Much better to just deny the whole sin business and proclaim that everyone is good (except those nasty ugly people who still talk about sin and the moral law—they’re bad!) and everything is good (except saying that there is an unchanging and binding moral law – that’s bad!) and everyone goes to heaven (except… well, you get the drift). Then there’s no need for mercy – we deserve heaven, cuz we’re all so darned nice!

But God is merciful, you know, nonetheless. So we can talk about sin and the fact that we’re all sinners, and that nobody gets to heaven at all on any ticket except the one stamped ‘forgiven’, and that meanwhile in all our struggles with sin God comes and meets us daily with his merciful bountiful love. 

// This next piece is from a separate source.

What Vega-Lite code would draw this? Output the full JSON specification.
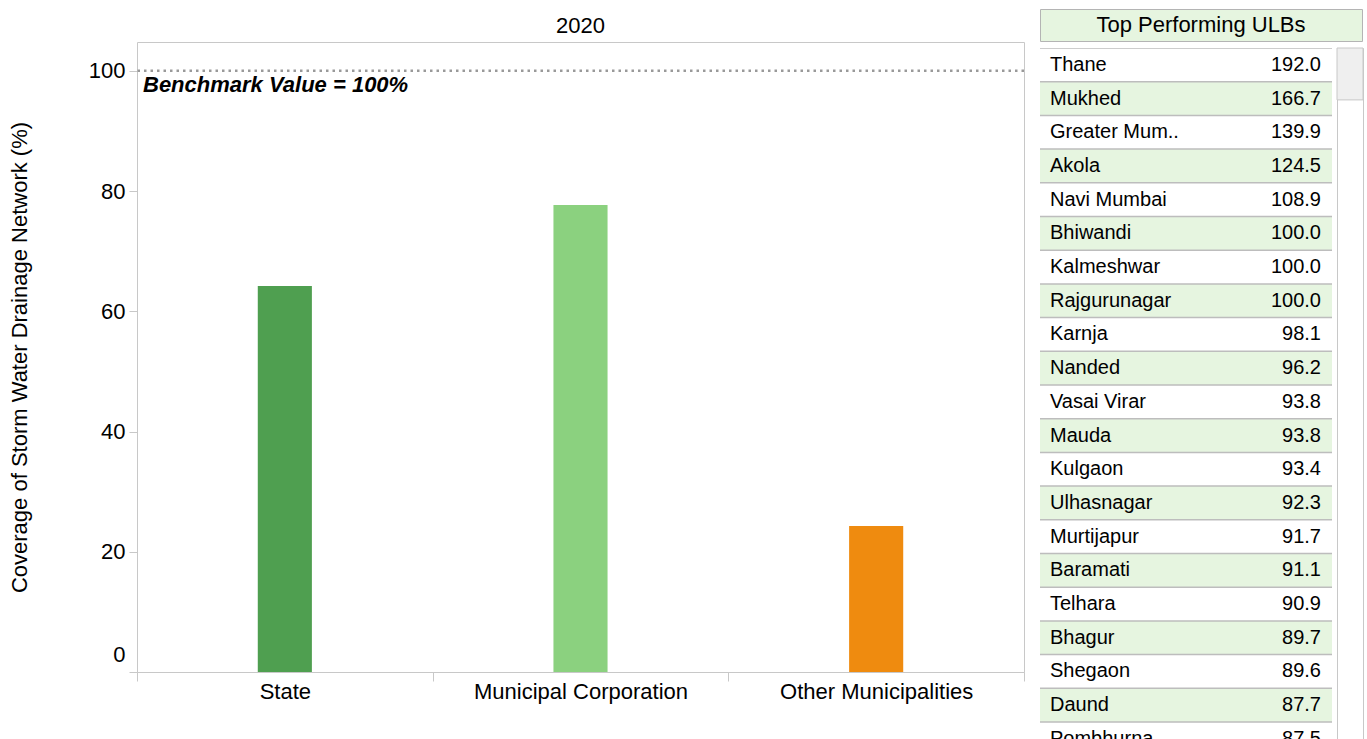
{
  "$schema": "https://vega.github.io/schema/vega-lite/v6.json",
  "padding": {"left": 7, "top": 8, "right": 0, "bottom": 0},
  "background": "white",
  "config": {
    "font": "Liberation Sans",
    "view": {"stroke": null},
    "text": {"color": "black"}
  },
  "datasets": {
    "bars": [
      {"category": "State", "value": 64.2},
      {"category": "Municipal Corporation", "value": 77.7},
      {"category": "Other Municipalities", "value": 24.3}
    ],
    "ulbs": [
      {"rank": 1, "name": "Thane", "value": 192.0},
      {"rank": 2, "name": "Mukhed", "value": 166.7},
      {"rank": 3, "name": "Greater Mum..", "value": 139.9},
      {"rank": 4, "name": "Akola", "value": 124.5},
      {"rank": 5, "name": "Navi Mumbai", "value": 108.9},
      {"rank": 6, "name": "Bhiwandi", "value": 100.0},
      {"rank": 7, "name": "Kalmeshwar", "value": 100.0},
      {"rank": 8, "name": "Rajgurunagar", "value": 100.0},
      {"rank": 9, "name": "Karnja", "value": 98.1},
      {"rank": 10, "name": "Nanded", "value": 96.2},
      {"rank": 11, "name": "Vasai Virar", "value": 93.8},
      {"rank": 12, "name": "Mauda", "value": 93.8},
      {"rank": 13, "name": "Kulgaon", "value": 93.4},
      {"rank": 14, "name": "Ulhasnagar", "value": 92.3},
      {"rank": 15, "name": "Murtijapur", "value": 91.7},
      {"rank": 16, "name": "Baramati", "value": 91.1},
      {"rank": 17, "name": "Telhara", "value": 90.9},
      {"rank": 18, "name": "Bhagur", "value": 89.7},
      {"rank": 19, "name": "Shegaon", "value": 89.6},
      {"rank": 20, "name": "Daund", "value": 87.7},
      {"rank": 21, "name": "Pombhurna", "value": 87.5}
    ]
  },
  "hconcat": [
    {
      "vconcat": [
        {
          "width": 887,
          "height": 33,
          "data": {"values": [{"year": "2020"}]},
          "mark": {"type": "text", "fontSize": 22, "color": "black"},
          "encoding": {"text": {"field": "year", "type": "nominal"}}
        },
        {
          "width": 887,
          "height": 630,
          "view": {"stroke": "#c8c8c8"},
          "layer": [
            {
              "data": {"name": "bars"},
              "mark": {"type": "bar", "width": {"band": 0.183}},
              "encoding": {
                "x": {
                  "field": "category", "type": "nominal", "sort": null,
                  "scale": {"paddingInner": 0, "paddingOuter": 0},
                  "axis": {"labelAngle": 0, "labelFontSize": 22, "labelColor": "black", "labelLimit": 0, "tickBand": "extent", "tickSize": 9, "tickColor": "#c8c8c8", "domainColor": "#c8c8c8", "labelPadding": 0, "title": null}
                },
                "y": {
                  "field": "value", "type": "quantitative",
                  "title": "Coverage of Storm Water Drainage Network (%)",
                  "scale": {"domain": [0, 104.8], "nice": false},
                  "axis": {"values": [0, 20, 40, 60, 80, 100], "labelFontSize": 22, "labelColor": "black", "tickSize": 8, "tickColor": "#c8c8c8", "domain": false, "grid": false, "labelPadding": 4, "labelFlush": true, "labelFlushOffset": -6, "titleFontSize": 22, "titleFontWeight": "normal", "titleColor": "black", "titlePadding": 57}
                },
                "color": {
                  "field": "category", "type": "nominal",
                  "scale": {"domain": ["State", "Municipal Corporation", "Other Municipalities"], "range": ["#4f9f50", "#8bd17f", "#ef8b0f"]},
                  "legend": null
                }
              }
            },
            {
              "data": {"values": [{"benchmark": 100, "label": "Benchmark Value = 100%"}]},
              "mark": {"type": "rule", "color": "#999999", "strokeWidth": 2.5, "strokeDash": [2.5, 4]},
              "encoding": {"y": {"field": "benchmark", "type": "quantitative", "title": "Coverage of Storm Water Drainage Network (%)"}}
            },
            {
              "data": {"values": [{"benchmark": 100, "label": "Benchmark Value = 100%"}]},
              "mark": {"type": "text", "align": "left", "baseline": "top", "dx": 6, "dy": 4, "fontSize": 22, "fontWeight": "bold", "fontStyle": "italic", "color": "black"},
              "encoding": {
                "y": {"field": "benchmark", "type": "quantitative", "title": "Coverage of Storm Water Drainage Network (%)"},
                "x": {"value": 0},
                "text": {"field": "label", "type": "nominal"}
              }
            }
          ]
        }
      ],
      "spacing": 0,
      "bounds": "flush"
    },
    {
      "vconcat": [
        {
          "width": 322,
          "height": 32,
          "view": {"stroke": "#b4b4b4", "fill": "#e6f5e0"},
          "data": {"values": [{"title": "Top Performing ULBs"}]},
          "mark": {"type": "text", "fontSize": 22, "color": "black"},
          "encoding": {"text": {"field": "title", "type": "nominal"}}
        },
        {
          "hconcat": [
            {
              "width": 292,
              "height": 692,
              "data": {"name": "ulbs"},
              "layer": [
                {
                  "mark": {"type": "rect", "clip": true},
                  "encoding": {
                    "y": {"field": "name", "type": "nominal", "sort": null, "axis": null, "scale": {"range": [0, 707.7], "paddingInner": 0, "paddingOuter": 0}},
                    "color": {"condition": {"test": "datum.rank % 2 === 0", "value": "#e6f5e0"}, "value": "white"}
                  }
                },
                {
                  "mark": {"type": "rule", "clip": true, "color": "#bdbdbd", "strokeWidth": 1.5},
                  "encoding": {"y": {"field": "name", "type": "nominal", "sort": null, "bandPosition": 0}}
                },
                {
                  "mark": {"type": "text", "clip": true, "align": "left", "dx": 10, "fontSize": 20, "color": "black"},
                  "encoding": {
                    "y": {"field": "name", "type": "nominal", "sort": null},
                    "x": {"value": 0},
                    "text": {"field": "name", "type": "nominal"}
                  }
                },
                {
                  "mark": {"type": "text", "clip": true, "align": "right", "dx": -11, "fontSize": 20, "color": "black"},
                  "encoding": {
                    "y": {"field": "name", "type": "nominal", "sort": null},
                    "x": {"value": "width"},
                    "text": {"field": "value", "type": "quantitative", "format": ".1f"}
                  }
                }
              ]
            },
            {
              "width": 26,
              "height": 692,
              "view": {"stroke": "#c8c8c8"},
              "data": {"values": [{"start": 0, "end": 0.075}]},
              "mark": {"type": "rect", "fill": "#efefef", "stroke": "#c8c8c8"},
              "encoding": {
                "y": {"field": "start", "type": "quantitative", "scale": {"domain": [0, 1], "reverse": true}, "axis": null},
                "y2": {"field": "end"}
              }
            }
          ],
          "spacing": 4
        }
      ],
      "spacing": 5
    }
  ],
  "spacing": 13
}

We don’t have to deny anything—I am a sinner!—or be afraid of the moral law and its unchanging rigors. God is merciful, and it is this, not the moral law, that is the defining reality of our lives. We cannot and must not deny or rewrite the moral law which has come down to us from millennia of human reflection and divine revelation, but it is not the last and ultimate word.

The struggle with mercy is a deep and abiding one, and nobody is entirely free from it. But meanwhile, and this too is mercy, God stands before us, the merciful one, never giving up, always offering Himself to us, and this is the true hope and true joy of Easter in our lives.